What is being asked: Retype, please, the listing from its opening line through the line that contains "family='Noto Sans CJK", both included, without the pictures.
━━━━━━━━━━
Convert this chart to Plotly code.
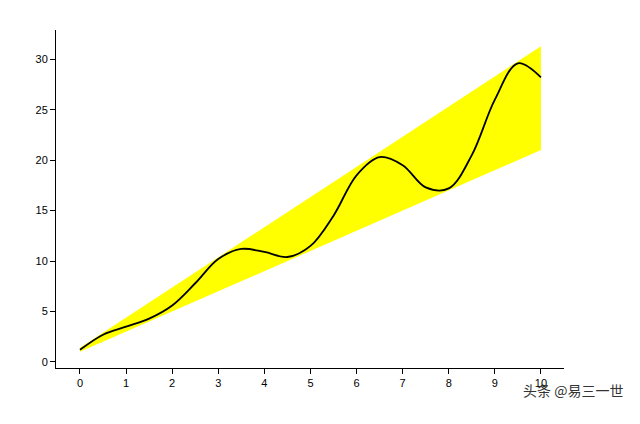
import plotly.graph_objects as go

x_curve = [0, 0.5, 1, 1.5, 2, 2.5, 3, 3.5, 4, 4.5, 5, 5.5, 6, 6.5, 7, 7.5, 8, 8.5, 9, 9.5, 10]
y_curve = [1.2, 2.7, 3.5, 4.3, 5.6, 7.8, 10.2, 11.2, 10.9, 10.4, 11.5, 14.5, 18.5, 20.3, 19.5, 17.3, 17.2, 20.5, 26.0, 29.6, 28.2]
x_band = [0, 10]
band_low = [1.0, 21.0]
band_high = [1.4, 31.3]

fig = go.Figure()
fig.add_trace(go.Scatter(x=x_band, y=band_low, mode='lines', line=dict(width=0), showlegend=False))
fig.add_trace(go.Scatter(x=x_band, y=band_high, mode='lines', line=dict(width=0),
                         fill='tonexty', fillcolor='#ffff00', showlegend=False))
fig.add_trace(go.Scatter(x=x_curve, y=y_curve, mode='lines', line=dict(color='black', width=1.8, shape='spline'),
                         showlegend=False))

axis_style = dict(showgrid=False, zeroline=False, showline=True, linecolor='black', linewidth=1,
                  ticks='outside', ticklen=5, tickcolor='black', tickfont=dict(size=11, color='black'),
                  automargin=False)
fig.update_xaxes(range=[-0.52, 10.5], tickvals=list(range(11)), **axis_style)
fig.update_yaxes(range=[-0.6, 32.9], tickvals=[0, 5, 10, 15, 20, 25, 30], **axis_style)

fig.add_annotation(text='头条 @易三一世', xref='paper', yref='paper', x=1.12, y=-0.1,
                   showarrow=False, xanchor='right', font=dict(size=14, color='#333333',
                   family='Noto Sans CJK SC'))

fig.update_layout(width=640, height=424, margin=dict(l=48, r=84, t=22, b=64),
                  plot_bgcolor='white', paper_bgcolor='white',
                  font=dict(family='Liberation Sans'))
fig.write_html("out.html")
━━━━━━━━━━
Problem solution:
Convert this chart to Plotly code.
import plotly.graph_objects as go

x_curve = [0, 0.5, 1, 1.5, 2, 2.5, 3, 3.5, 4, 4.5, 5, 5.5, 6, 6.5, 7, 7.5, 8, 8.5, 9, 9.5, 10]
y_curve = [1.2, 2.7, 3.5, 4.3, 5.6, 7.8, 10.2, 11.2, 10.9, 10.4, 11.5, 14.5, 18.5, 20.3, 19.5, 17.3, 17.2, 20.5, 26.0, 29.6, 28.2]
x_band = [0, 10]
band_low = [1.0, 21.0]
band_high = [1.4, 31.3]

fig = go.Figure()
fig.add_trace(go.Scatter(x=x_band, y=band_low, mode='lines', line=dict(width=0), showlegend=False))
fig.add_trace(go.Scatter(x=x_band, y=band_high, mode='lines', line=dict(width=0),
                         fill='tonexty', fillcolor='#ffff00', showlegend=False))
fig.add_trace(go.Scatter(x=x_curve, y=y_curve, mode='lines', line=dict(color='black', width=1.8, shape='spline'),
                         showlegend=False))

axis_style = dict(showgrid=False, zeroline=False, showline=True, linecolor='black', linewidth=1,
                  ticks='outside', ticklen=5, tickcolor='black', tickfont=dict(size=11, color='black'),
                  automargin=False)
fig.update_xaxes(range=[-0.52, 10.5], tickvals=list(range(11)), **axis_style)
fig.update_yaxes(range=[-0.6, 32.9], tickvals=[0, 5, 10, 15, 20, 25, 30], **axis_style)

fig.add_annotation(text='头条 @易三一世', xref='paper', yref='paper', x=1.12, y=-0.1,
                   showarrow=False, xanchor='right', font=dict(size=14, color='#333333',
                   family='Noto Sans CJK SC'))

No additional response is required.